Side-by-Side Comparison
| 401 Unauthorized | 403 Forbidden | |
|---|---|---|
| Meaning | Authentication failed | Authorization failed |
| The question | "Who are you?" | "You're not allowed here" |
| Credentials provided? | No, or invalid | Yes, and valid |
| Can re-authenticating fix it? | Yes | No |
| Server knows who you are? | No | Yes |
| Common fix | Provide or refresh credentials | Change permissions or access policy |
| Indicates service is down? | Rarely | Rarely |
| Monitoring action | Check your monitor's auth token/key | Check IP allowlists, WAF rules, permissions |
How to Handle These in Your Monitoring
Don't Monitor Authenticated Endpoints Without Auth
If your endpoint requires authentication, your monitor needs to send valid credentials. Otherwise, you'll get a permanent 401 that tells you nothing about your service's health.
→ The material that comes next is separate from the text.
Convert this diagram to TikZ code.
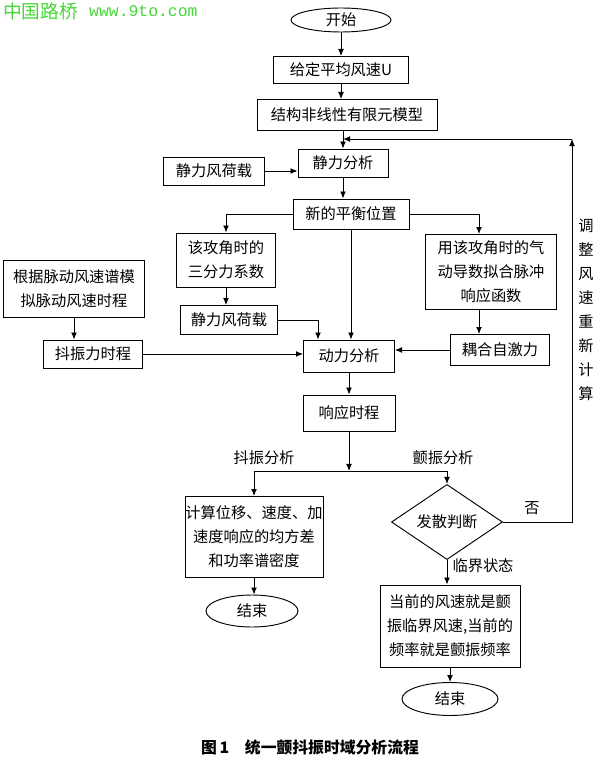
\documentclass[tikz,border=0pt]{standalone}
\usepackage{fontspec}
\setmainfont{Noto Sans CJK SC}
\newfontfamily\wmfont{Liberation Mono}
\usetikzlibrary{shapes.geometric,arrows.meta}
\definecolor{wmgreen}{RGB}{70,215,55}
\newcommand{\flowfont}{\fontsize{13}{20.5}\selectfont}
\tikzset{
  >={Latex[length=6pt,width=5pt]},
  box/.style={draw,line width=0.8pt,align=center,inner sep=0pt,font=\flowfont},
  term/.style={draw,ellipse,line width=0.8pt,inner sep=0pt,font=\flowfont},
  decide/.style={draw,diamond,line width=0.8pt,inner sep=0pt,font=\flowfont},
  lbl/.style={font=\flowfont},
  link/.style={line width=0.8pt}
}
\begin{document}
\begin{tikzpicture}[x=0.03cm,y=-0.03cm]
        \useasboundingbox (0,0) rectangle (600,764);
        %% Watermark
        \node[anchor=west,text=wmgreen,inner sep=0pt,font=\fontsize{16}{18}\selectfont] (mark) at (3,11) {中国路桥};
        \node[anchor=west,text=wmgreen,inner sep=0pt,font=\wmfont\fontsize{14}{16}\selectfont] (site) at (89,11) {www.9to.com};
        %% Main column
        \node[term,minimum width=3cm,minimum height=0.72cm] (start) at (341,20) {开始};
        \node[box,minimum width=4.05cm,minimum height=0.81cm] (given) at (341,70) {给定平均风速U};
        \node[box,minimum width=5.4cm,minimum height=0.93cm] (fem) at (347,115) {结构非线性有限元模型};
        \node[box,minimum width=2.7cm,minimum height=0.84cm] (static) at (343,163) {静力分析};
        \node[box,minimum width=3.03cm,minimum height=0.84cm] (load1) at (214,171) {静力风荷载};
        \node[box,minimum width=3.48cm,minimum height=0.9cm] (newpos) at (351,214) {新的平衡位置};
        %% Side branches
        \node[box,minimum width=2.97cm,minimum height=1.62cm] (coef) at (226,260) {该攻角时的\\三分力系数};
        \node[box,minimum width=3.93cm,minimum height=2.25cm] (deriv) at (491,272) {用该攻角时的气\\动导数拟合脉冲\\响应函数};
        \node[box,minimum width=4.23cm,minimum height=1.71cm] (spectrum) at (74,289) {根据脉动风速谱模\\拟脉动风速时程};
        \node[box,minimum width=2.91cm,minimum height=0.87cm] (load2) at (229,320) {静力风荷载};
        \node[box,minimum width=2.97cm,minimum height=0.84cm] (buffet) at (93,354) {抖振力时程};
        \node[box,minimum width=2.73cm,minimum height=0.96cm] (dyn) at (349,356) {动力分析};
        \node[box,minimum width=2.97cm,minimum height=0.93cm] (selfexc) at (500,350) {耦合自激力};
        \node[box,minimum width=2.76cm,minimum height=1.08cm] (resp) at (349,413) {响应时程};
        %% Outputs
        \node[box,minimum width=4.14cm,minimum height=2.43cm] (calc) at (254,537) {计算位移、速度、加\\速度响应的均方差\\和功率谱密度};
        \node[decide,minimum width=3.33cm,minimum height=1.59cm] (judge) at (447,522) {发散判断};
        \node[box,minimum width=4.2cm,minimum height=2.46cm] (crit) at (450,626) {当前的风速就是颤\\振临界风速,当前的\\频率就是颤振频率};
        \node[term,minimum width=2.76cm,minimum height=0.96cm] (end1) at (252,611) {结束};
        \node[term,minimum width=2.88cm,minimum height=0.99cm] (end2) at (450,699) {结束};
        %% Helper points
        \coordinate (turn) at (572,139);
        \coordinate (split) at (349,471);
        \coordinate (dcol) at (479,0);
        \coordinate (lcol) at (318,0);
        %% Connectors
        \draw[link,->] (start) -- (given);
        \draw[link,->] (given.south) -- (given.south |- fem.north);
        \draw[link,->] (static.north |- fem.south) -- (static.north);
        \draw[link,->] (load1.east) -- (load1.east -| static.west);
        \draw[link,->] (static.south) -- (static.south |- newpos.north);
        \draw[link,->] (newpos.west) -| (coef.north);
        \draw[link,->] (newpos.east) -| (dcol |- deriv.north);
        \draw[link,->] (coef.south) -- (coef.south |- load2.north);
        \draw[link,->] (dcol |- deriv.south) -- (dcol |- selfexc.north);
        \draw[link,->] (spectrum.south) -- (spectrum.south |- buffet.north);
        \draw[link,->] (load2.east) -| (lcol |- dyn.north);
        \draw[link,->] (newpos.south) -- (newpos.south |- dyn.north);
        \draw[link,->] (buffet.east) -- (buffet.east -| dyn.west);
        \draw[link,->] (selfexc.west) -- (selfexc.west -| dyn.east);
        \draw[link,->] (dyn) -- (resp);
        \draw[link,->] (resp) -- (split);
        \draw[link] (calc.north |- split) -- (judge.north |- split);
        \draw[link,->] (calc.north |- split) -- (calc.north);
        \draw[link,->] (judge.north |- split) -- (judge.north);
        \draw[link,->] (calc.south) -- (calc.south |- end1.north);
        \draw[link,->] (judge.south) -- (judge.south |- crit.north);
        \draw[link,->] (crit.south) -- (crit.south |- end2.north);
        %% Feedback loop
        \draw[link,->] (judge.east) -| (turn);
        \draw[link,->] (turn) -- (turn -| static.north);
        %% Labels
        \node[lbl] (lbuf) at (264,458) {抖振分析};
        \node[lbl] (lflut) at (443,458) {颤振分析};
        \node[lbl] (lno) at (532,508) {否};
        \node[lbl] (lcrit) at (483,566) {临界状态};
        \node[lbl,align=center] (lnote) at (586,310) {调\\整\\风\\速\\重\\新\\计\\算};
        %% Caption
        \node[font=\bfseries\fontsize{13.5}{16}\selectfont] (cap) at (310,747) {图\,1\quad 统一颤抖振时域分析流程};
    \end{tikzpicture}
\end{document}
Configure your monitor with:
- An API key or bearer token in the request headers
- A reminder to rotate the token before it expires
Monitor a Public Health Endpoint Instead
The cleanest approach is to expose a dedicated /health or /status endpoint that doesn't require authentication. This endpoint should:
- Return 200 when the service is healthy
- Check internal dependencies (database, cache, auth service)
- Not require any credentials to access
- Not be rate-limited or geo-blocked
This avoids the 401/403 problem entirely and gives your monitor a clear, unambiguous signal.
Set Expected Status Codes
If you must monitor an endpoint that returns 401 or 403 under normal conditions (e.g., verifying that authentication is enforced), configure your monitor to treat that status code as "up." Vantaj lets you define which status codes are considered successful, so a 401 on a protected endpoint can be expected behavior rather than a false alarm.
Alert on Status Code Changes
The most useful signal isn't "this endpoint returns 401" - it's "this endpoint started returning 401 when it was returning 200 yesterday." Monitor for changes in response codes, not just the codes themselves.
If an endpoint flips from 200 to 401, something changed - an expired token, a revoked key, or an auth service failure. If it flips from 200 to 403, something in the access policy changed - a new WAF rule, an IP block, or a permission change.
Quick Reference
Getting a 401?
- Check if your monitor is sending credentials
- Verify the token/key hasn't expired or been revoked
- Confirm the
Authorizationheader format is correct - Check if the auth service itself is healthy
Getting a 403?
- Check if the monitoring probe's IP is allowlisted
- Review WAF/firewall rules for blocks on the monitor's user agent or request pattern
- Verify the API key's permissions haven't changed
- Check for geo-blocking on the probe's region
Best practice?
Monitor a public /health endpoint that doesn't require auth. Save yourself the headache.